There are, though fewer, other forms of chambered cairns found in Shetland pointing to a less uniform tradition either in space or over time and an excellent example of this is March Cairn at Eshaness. A very large square cairn occupying a low ridge in what is now pasture, it was excavated by C S T Calder in 1949. A full 10m across, its once impressive size can only be guessed at by looking at the amount of stone surrounding it. An orthostat on each corner, it contains a short entrance passage which leads to a cruciform interior where two pot sherds, two stone discs and a quartz tool were found. These, however, may have been left much later than the original construction of the cairn.
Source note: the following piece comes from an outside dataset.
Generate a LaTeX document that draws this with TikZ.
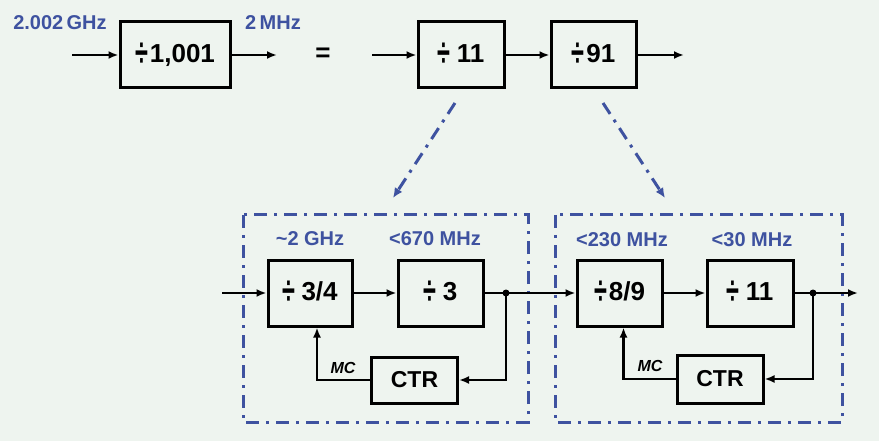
\documentclass[tikz,border=0pt]{standalone}
\usepackage{fontspec}
\setmainfont{Liberation Sans}
\usepackage{graphicx}
\usetikzlibrary{arrows.meta,positioning,calc}
\definecolor{bgcol}{RGB}{238,244,239}
\definecolor{freqblue}{RGB}{62,82,160}
% tall division sign as in the slide
\newcommand{\dvd}{\raisebox{-4pt}{\scalebox{0.9}[1.55]{÷}}\kern2pt}

\begin{document}
\begin{tikzpicture}[x=1pt,y=-1pt,
  blk/.style={draw,line width=3pt,minimum width=#1,minimum height=66pt,inner sep=0pt,
    font=\fontsize{26}{28}\selectfont\bfseries},
  blk/.default=86pt,
  ctrbox/.style={draw,line width=3pt,minimum width=86pt,minimum height=47pt,inner sep=0pt,
    font=\fontsize{23}{25}\selectfont\bfseries},
  sig/.style={line width=2.8pt,-{Latex[length=10pt,width=8pt]}},
  wire/.style={line width=2.8pt},
  freq/.style={text=freqblue,font=\fontsize{20}{22}\selectfont\bfseries},
  mclab/.style={font=\fontsize{16}{18}\selectfont\bfseries\itshape},
  ddot/.style={freqblue,line width=3pt,dash pattern=on 13pt off 7pt on 3pt off 7pt}]
% background and page size
\fill[bgcol] (0,0) rectangle (879,441);
\useasboundingbox (0,0) rectangle (879,441);

% Top row: divide by 1,001 = divide by 11 and by 91
\node[freq] (fin) at (60,23) {2.002\,GHz};
\node[freq] (fout) at (273,23) {2\,MHz};
\coordinate (tin) at (72,55);
\node[blk=110pt] (d1001) at (175,55) {\dvd1,001};
\coordinate (tout) at (277,55);
\node[font=\fontsize{26}{28}\selectfont\bfseries] (eq) at (323,55) {=};
\coordinate (tin2) at (372,55);
\node[blk] (d11) at (461,55) {\dvd\,11};
\node[blk=85pt] (d91) at (593.5,55) {\dvd91};
\coordinate (tout2) at (684,55);

\draw[sig] (tin) -- (d1001);
\draw[sig] (d1001) -- (tout);
\draw[sig] (tin2) -- (d11);
\draw[sig] (d11) -- (d91);
\draw[sig] (d91) -- (tout2);

% Dash-dot pointers to the two stages
\coordinate (p1a) at (455,103);
\coordinate (p1b) at (393,198);
\coordinate (p2a) at (603,103);
\coordinate (p2b) at (665,198);
\draw[ddot,-{Latex[length=10pt,width=9pt]}] (p1a) -- (p1b);
\draw[ddot,-{Latex[length=10pt,width=9pt]}] (p2a) -- (p2b);

% Stage 1: divide by 11
\coordinate (g1a) at (243,215);
\coordinate (g1b) at (528,422);
\draw[ddot] (g1a) rectangle (g1b);
\node[freq] (f1) at (310,239) {\textasciitilde2 GHz};
\node[freq] (f2) at (435,239) {<670 MHz};
\node[blk=84pt] (d34) at (310,293) {\dvd\,3/4};
\node[blk=85pt] (d3) at (440.5,293) {\dvd\,3};
\node[ctrbox,minimum height=46pt] (ctr1) at (414.5,380) {CTR};
\node[mclab] (mc1) at (343,368) {MC};
\coordinate (lin) at (222,293);
\coordinate (j1) at (506,293);

\draw[sig] (lin) -- (d34);
\draw[sig] (d34) -- (d3);
\draw[wire] (d3) -- (j1);
\fill (j1) circle (3.5pt);
\draw[sig] (j1) |- (ctr1.east);
\draw[sig] (ctr1.west) -| ($(d34.south)+(7,0)$);

% Stage 2: divide by 91
\coordinate (g2a) at (555,215);
\coordinate (g2b) at (842,422);
\draw[ddot] (g2a) rectangle (g2b);
\node[freq] (f3) at (622,240) {<230 MHz};
\node[freq] (f4) at (752,240) {<30 MHz};
\node[blk=85pt] (d89) at (619.5,293) {\dvd8/9};
\node[blk] (d11b) at (750,293) {\dvd\,11};
\node[ctrbox,minimum height=48pt] (ctr2) at (720,379) {CTR};
\node[mclab] (mc2) at (650,366) {MC};
\coordinate (j2) at (813,293);
\coordinate (rout) at (858,293);

\draw[sig] (j1) -- (d89);
\draw[sig] (d89) -- (d11b);
\draw[wire] (d11b) -- (j2);
\fill (j2) circle (3.5pt);
\draw[sig] (j2) -- (rout);
\draw[sig] (j2) |- (ctr2.east);
\draw[sig] (ctr2.west) -| ($(d89.south)+(4,0)$);
\end{tikzpicture}
\end{document}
Of further interest here is a much smaller square cairn that can be found downslope to the northeast just a short distance away.
Of the interment rites we know little. When grave goods are found they are few, a handful of pottery sherds or tools, which gives us no real insight into their belief system. Bones, disarticulated and from a variety of bodies, or ash don’t tell us much either; the former exceptionally rare and incomplete, the latter seemingly from post-interment rites. With a forecourt associated with many of the cairns, one can imagine that much of the ritual occurred outside and the remains placed inside as a last act in the ceremony.
Who was buried in the chambered cairns is also unknown to us today. They would have been communal structures, perhaps familial, and may have contained the most important people of the community, these houses of the dead so often found close to the houses of the living. Built by many hands, it is not a stretch to ascribe a reverence to the denizens within, the careful construction testimony enough, and with so few bodies while so many were living at the time there must have been a special concession to such an elaborate burial.
Many of the better-preserved chambered cairns are easy to reach – Islesburgh and Mangaster a short walk over uneven ground, March Cairn a mere five-minute walk from the road on an easy slope – so they are well worth the time to visit and regard.